Although Kline and Kohl tell their constituents that local control is an important objective, neither wants to repeat those words in Olympia. But Kline, whose 37th district includes some of Seattle’s poorest neighborhoods, has agreed to meet the coalition partway by considering a move to exclude only Seattle from the ban. (Such a move has little chance of success, however, since the state’s landlord lobby is strongest in Seattle.)

IRONICALLY, RENT CONTROL prospects might be better in the House, where Democrats and Republicans are split 49-49, rather than in the Democrat-controlled Senate. Seattle Democrat Velma Veloria and Bellevue Republican Steve Van Luven, co-chairs of the House committee on Economic Development, Housing, and Trade, are mulling over a bipartisan move to end the 17-year-old ban by studying the feasibility of a hearing on the proposal. (When pressed, however, Veloria admits that the hearing probably will never actually take place.)
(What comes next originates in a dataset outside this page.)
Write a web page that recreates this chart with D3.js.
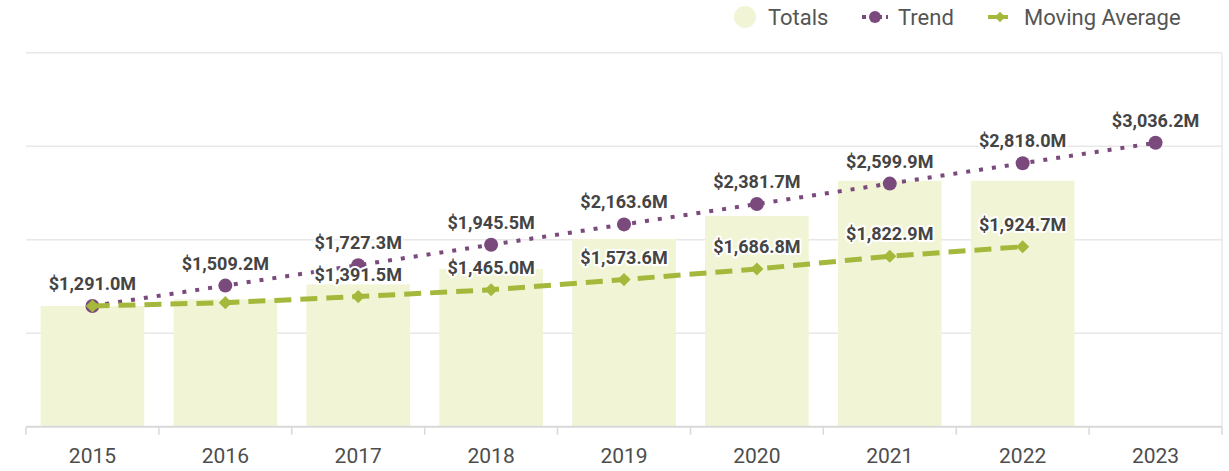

Undaunted, the coalition says it will continue to push for the proposal even if Olympia ignores it this session. Members are distributing fliers and planning a public forum for the end of January, to be attended by Seattle City Council member Nick Licata. The 30-member, one-month-old group is determined, it says, to see its ambition realized—that is, if its members don’t get priced out of the region first.